By contrast, the human performance evidence did not support an explanation of the accident based only on pilot input. To cause the accident, a pilot would have to input full left rudder early in the upset period, hold this input for at least 10 seconds as the airplane lost control, and the second pilot would have to allow this wrong input to be maintained. The human performance investigation could provide no plausible explanation under which this might have happened.
Airline pilots routinely recover from wake turbulence encounters, even those described as "startling" and extreme, and often from altitudes lower than that of Flight 427 (according to ASRS records). No airline accidents in the United States have been caused by wake turbulence encounters from the altitude of Flight 427 (according to NTSB records). Although pilots have entered inappropriate rudder inputs during emergency upset situations, no instance could be found in which a pilot held a wrong rudder input when it caused the airplane to go visibly out of control (according to a review of worldwide accident/incident records). No instances were found in which pilots entered a full rudder input for any reason during Boeing 737 revenue flights (according to the QAR project). No instances were found in which a pilot, confronted by a surprise full rudder input, failed to take appropriate corrective action. On balance, the human performance evidence could not explain why a pilot would make a full rudder input, why the pilot would hold this wrong input as the airplane went out of control, and why the second pilot would allow this to happen.

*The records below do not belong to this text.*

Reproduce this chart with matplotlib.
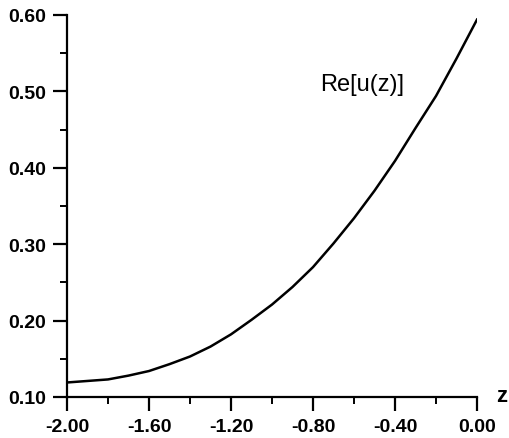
import matplotlib
matplotlib.use("Agg")
import matplotlib.pyplot as plt
from matplotlib.ticker import MultipleLocator, FormatStrFormatter

plt.rcParams['font.family'] = ['Liberation Sans', 'DejaVu Sans']

# valeurs
z = [-2.0, -1.9, -1.8, -1.7, -1.6, -1.5, -1.4, -1.3, -1.2, -1.1, -1.0,
     -0.9, -0.8, -0.7, -0.6, -0.5, -0.4, -0.3, -0.2, -0.1, 0.0]
re_u = [0.119, 0.121, 0.123, 0.128, 0.134, 0.143, 0.153, 0.166, 0.182, 0.201, 0.221,
        0.244, 0.270, 0.301, 0.334, 0.370, 0.409, 0.452, 0.494, 0.543, 0.594]

fig = plt.figure(figsize=(5.10, 4.39), dpi=100)
ax = fig.add_axes([67 / 510, 1 - 398 / 439, 410 / 510, 382 / 439])

ax.plot(z, re_u, color='black', linewidth=1.8)

ax.set_xlim(-2.0, 0.0)
ax.set_ylim(0.10, 0.60)

ax.xaxis.set_major_locator(MultipleLocator(0.4))
ax.xaxis.set_minor_locator(MultipleLocator(0.2))
ax.yaxis.set_major_locator(MultipleLocator(0.1))
ax.yaxis.set_minor_locator(MultipleLocator(0.05))
ax.xaxis.set_major_formatter(FormatStrFormatter('%.2f'))
ax.yaxis.set_major_formatter(FormatStrFormatter('%.2f'))

for s in ['top', 'right']:
    ax.spines[s].set_visible(False)
for s in ['left', 'bottom']:
    ax.spines[s].set_linewidth(1.6)

ax.tick_params(which='major', direction='out', length=10, width=1.6, pad=5,
               labelsize=14)
ax.tick_params(which='minor', direction='out', length=5, width=1.4)
for lab in ax.get_xticklabels() + ax.get_yticklabels():
    lab.set_fontweight('bold')

ax.text(-0.56, 0.51, 'Re[u(z)]', fontsize=17, ha='center', va='center')
ax.text(1.06, 0.005, 'z', transform=ax.transAxes, fontsize=16, fontweight='bold',
        ha='center', va='center')

fig.savefig('out.png', dpi=100)
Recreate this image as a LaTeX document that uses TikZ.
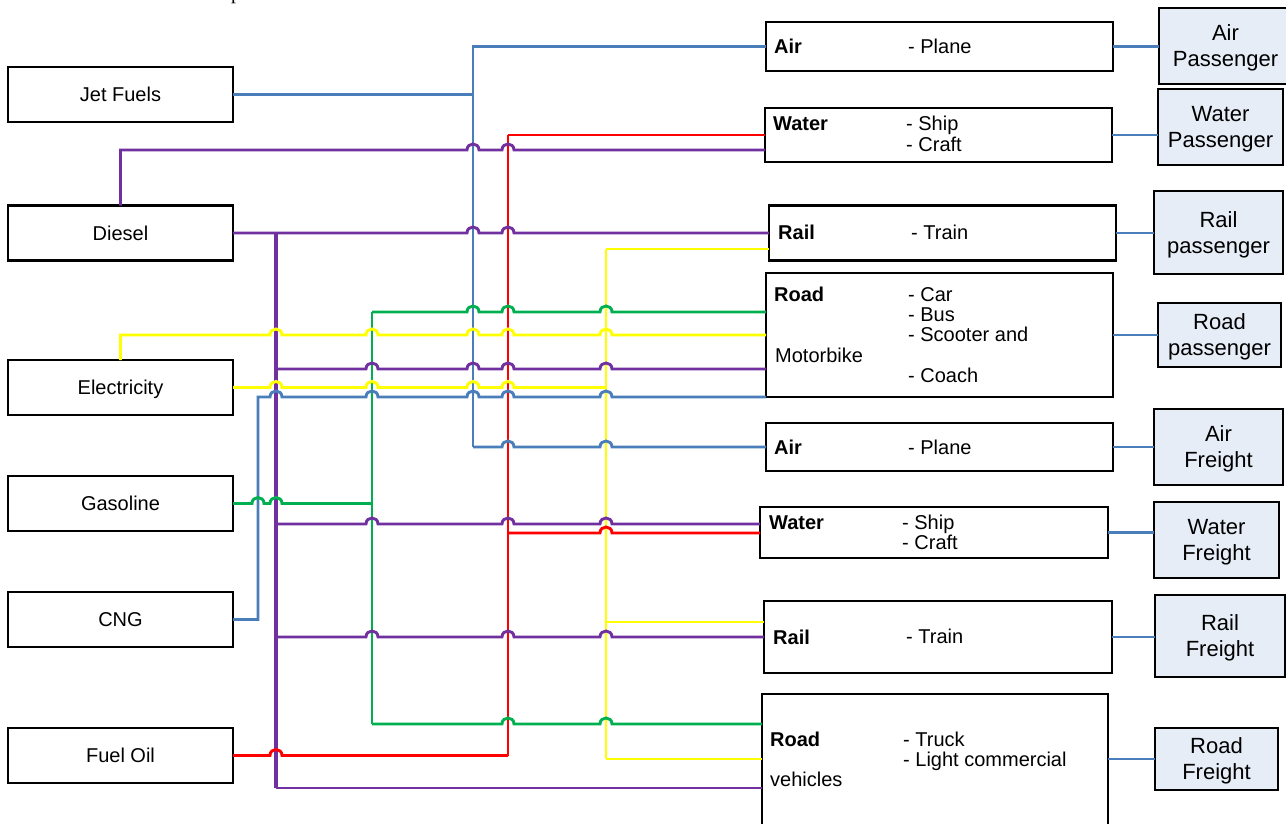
\documentclass[tikz,border=0pt]{standalone}
\usepackage{fontspec}
\setmainfont{Liberation Sans}
\newfontfamily\capfont{Liberation Serif}
\definecolor{cblue}{HTML}{4A7EBB}
\definecolor{cpurple}{HTML}{7030A0}
\definecolor{cred}{HTML}{FF0000}
\definecolor{cyellow}{HTML}{FFFF00}
\definecolor{cgreen}{HTML}{00B050}
\definecolor{cfill}{HTML}{E6EDF7}
\newcommand{\jmp}[2]{-- ({#1-6},{#2}) .. controls ({#1-6},{#2-8}) and ({#1+6},{#2-8}) .. ({#1+6},{#2})}
\begin{document}
\begin{tikzpicture}[x=1pt,y=-1pt,
  box/.style={draw=black, line width=2.6pt, inner sep=0pt, outer sep=0pt, font=\fontsize{20}{21}\selectfont, text height=14.3pt, text depth=0pt},
  lbox/.style={box, minimum width=225pt, minimum height=55pt},
  mbox/.style={box},
  rbox/.style={box, fill=cfill, align=center, font=\fontsize{22}{26}\selectfont, text height=41.7pt, text depth=0pt},
  lab/.style={inner sep=0pt, anchor=base west, font=\fontsize{20}{21}\selectfont},
  conn/.style={line width=2.9pt},
  bl/.style={conn, draw=cblue},
  pu/.style={conn, draw=cpurple},
  rd/.style={conn, draw=cred},
  ye/.style={conn, draw=cyellow},
  gr/.style={conn, draw=cgreen}]
\useasboundingbox (0,0) rectangle (1286,823);
\node[inner sep=0pt, anchor=base west, font=\capfont\fontsize{20}{22}\selectfont] (frag) at (231,-0.5) {p};

% left boxes
\node[lbox] (jet) at (120.5,94.5) {Jet Fuels};
\node[lbox] (diesel) at (120.5,233) {Diesel};
\node[lbox] (elec) at (120.5,387.5) {Electricity};
\node[lbox] (gas) at (120.5,503.5) {Gasoline};
\node[lbox] (cng) at (120.5,619.5) {CNG};
\node[lbox] (fuel) at (120.5,755.5) {Fuel Oil};

% middle boxes
\node[mbox, minimum width=347pt, minimum height=49pt] (mAirP) at (939.5,46.5) {};
\node[mbox, minimum width=347pt, minimum height=54pt] (mWatP) at (938.5,135) {};
\node[mbox, minimum width=347pt, minimum height=55pt] (mRailP) at (942.5,233) {};
\node[mbox, minimum width=347pt, minimum height=124pt] (mRoadP) at (939.5,335) {};
\node[mbox, minimum width=347pt, minimum height=48pt] (mAirF) at (939.5,447) {};
\node[mbox, minimum width=348pt, minimum height=51pt] (mWatF) at (934,532.5) {};
\node[mbox, minimum width=348pt, minimum height=72pt] (mRailF) at (938,637) {};
\node[mbox, minimum width=346pt, minimum height=156pt] (mRoadF) at (935,772) {};

% middle box texts
\node[lab] (tAirP) at (774,53) {\textbf{Air}};
\node[lab] (tAirP2) at (908,53) {- Plane};
\node[lab] (tWatP) at (773,130) {\textbf{Water}};
\node[lab] (tWatP2) at (906,130) {- Ship};
\node[lab] (tWatP3) at (906,151) {- Craft};
\node[lab] (tRailP) at (778,239) {\textbf{Rail}};
\node[lab] (tRailP2) at (911,239) {- Train};
\node[lab] (tRoadP) at (774,301) {\textbf{Road}};
\node[lab] (tRoadP5) at (775,362) {Motorbike};
\node[lab] (tRoadP1) at (908,301) {- Car};
\node[lab] (tRoadP2) at (908,321) {- Bus};
\node[lab] (tRoadP3) at (908,341) {- Scooter and};
\node[lab] (tRoadP4) at (908,382) {- Coach};
\node[lab] (tAirF) at (774,454) {\textbf{Air}};
\node[lab] (tAirF2) at (908,454) {- Plane};
\node[lab] (tWatF) at (769,529) {\textbf{Water}};
\node[lab] (tWatF2) at (902,529) {- Ship};
\node[lab] (tWatF3) at (902,549) {- Craft};
\node[lab] (tRailF) at (773,644) {\textbf{Rail}};
\node[lab] (tRailF2) at (906,643) {- Train};
\node[lab] (tRoadF) at (770,746) {\textbf{Road}};
\node[lab] (tRoadF4) at (770,786) {vehicles};
\node[lab] (tRoadF2) at (903,746) {- Truck};
\node[lab] (tRoadF3) at (903,766) {- Light commercial};

% right boxes
\node[rbox, minimum width=133pt, minimum height=76pt] (rAirP) at (1225.5,46) {Air\\Passenger};
\node[rbox, minimum width=125pt, minimum height=76pt] (rWatP) at (1220.5,127) {Water\\Passenger};
\node[rbox, minimum width=129pt, minimum height=83pt] (rRailP) at (1218.5,232.5) {Rail\\passenger};
\node[rbox, minimum width=123pt, minimum height=64pt] (rRoadP) at (1219.5,335) {Road\\passenger};
\node[rbox, minimum width=129pt, minimum height=76pt] (rAirF) at (1218.5,447) {Air\\Freight};
\node[rbox, minimum width=125pt, minimum height=76pt] (rWatF) at (1216.5,540) {Water\\Freight};
\node[rbox, minimum width=130pt, minimum height=82pt] (rRailF) at (1220,636) {Rail\\Freight};
\node[rbox, minimum width=123pt, minimum height=62pt] (rRoadF) at (1216.5,759) {Road\\Freight};

% middle -> right connectors
\draw[bl] (mAirP.east) -- (rAirP.west |- mAirP.east);
\draw[bl] (mWatP.east) -- (rWatP.west |- mWatP.east);
\draw[bl] (mRailP.east) -- (rRailP.west |- mRailP.east);
\draw[bl] (mRoadP.east) -- (rRoadP.west |- mRoadP.east);
\draw[bl] (mAirF.east) -- (rAirF.west |- mAirF.east);
\draw[bl] (mWatF.east) -- (rWatF.west |- mWatF.east);
\draw[bl] (mRailF.east) -- (rRailF.west |- mRailF.east);
\draw[bl] (mRoadF.east |- rRoadF.west) -- (rRoadF.west);

% verticals
\draw[bl] (mAirP.west) -- (473,46.5) -- (473,447);
\draw[pu, line width=4.5pt] (276,233) -- (276,788);
\draw[rd] (508,755.5) -- (508,135);
\draw[ye] (606,249) -- (606,759);
\draw[gr] (372,312) -- (372,724);

% blue (Jet Fuels, CNG)
\draw[bl] (jet.east) -- (473,94.5);
\draw[bl] (473,447) \jmp{508}{447} \jmp{606}{447} -- (mAirF.west);
\draw[bl] (cng.east) -- (258,619.5) -- (258,397) \jmp{276}{397} \jmp{372}{397} \jmp{473}{397} \jmp{508}{397} \jmp{606}{397} -- (mRoadP.west |- 0,397);

% purple (Diesel)
\draw[pu] (diesel.north) -- (120.5,150) \jmp{473}{150} \jmp{508}{150} -- (mWatP.west |- 0,150);
\draw[pu] (diesel.east) \jmp{473}{233} \jmp{508}{233} -- (mRailP.west);
\draw[pu] (276,369) \jmp{372}{369} \jmp{473}{369} \jmp{508}{369} \jmp{606}{369} -- (mRoadP.west |- 0,369);
\draw[pu] (276,524) \jmp{372}{524} \jmp{508}{524} \jmp{606}{524} -- (mWatF.west |- 0,524);
\draw[pu] (276,637) \jmp{372}{637} \jmp{508}{637} \jmp{606}{637} -- (mRailF.west |- 0,637);
\draw[pu] (276,788) -- (mRoadF.west |- 0,788);

% red (Fuel Oil)
\draw[rd] (fuel.east) \jmp{276}{755.5} -- (508,755.5);
\draw[rd] (508,135) -- (mWatP.west |- 0,135);
\draw[rd] (508,533) \jmp{606}{533} -- (mWatF.west |- 0,533);

% yellow (Electricity)
\draw[ye] (elec.north) -- (120.5,335) \jmp{276}{335} \jmp{372}{335} \jmp{473}{335} \jmp{508}{335} \jmp{606}{335} -- (mRoadP.west |- 0,335);
\draw[ye] (elec.east) \jmp{276}{387.5} \jmp{372}{387.5} \jmp{473}{387.5} \jmp{508}{387.5} -- (606,387.5);
\draw[ye] (606,249) -- (mRailP.west |- 0,249);
\draw[ye] (606,622) -- (mRailF.west |- 0,622);
\draw[ye] (606,759) -- (mRoadF.west |- 0,759);

% green (Gasoline)
\draw[gr] (gas.east) \jmp{258}{503.5} \jmp{276}{503.5} -- (372,503.5);
\draw[gr] (372,312) \jmp{473}{312} \jmp{508}{312} \jmp{606}{312} -- (mRoadP.west |- 0,312);
\draw[gr] (372,724) \jmp{508}{724} \jmp{606}{724} -- (mRoadF.west |- 0,724);
\end{tikzpicture}
\end{document}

As part of the Flight 427 investigation, the NTSB examined a previous Boeing 737 accident at Colorado Springs, on March 3, 1991, involving United Airlines Flight 585. It also examined a Boeing 737 incident at Richmond, Virginia, on June 9, 1996, involving Eastwind Airlines Flight 517. In both cases, the human evidence (including self-report of the surviving pilots) was found to be consistent with a rudder reversal scenario.

The Safely Board determined that the probable cause of the USAir 427 accident was "a loss of control of the airplane resulting from the movement of the rudder surface to its blowdown limit. The rudder surface most likely deflected in a direction opposite to that commanded by the pilots as a result of a jam of the main rudder power control unit servo valve secondary slide to the servo valve housing offset from its neutral position and overtravel of the primary slide."

In reaching its determination, the Safety Board drew on an active human performance investigation.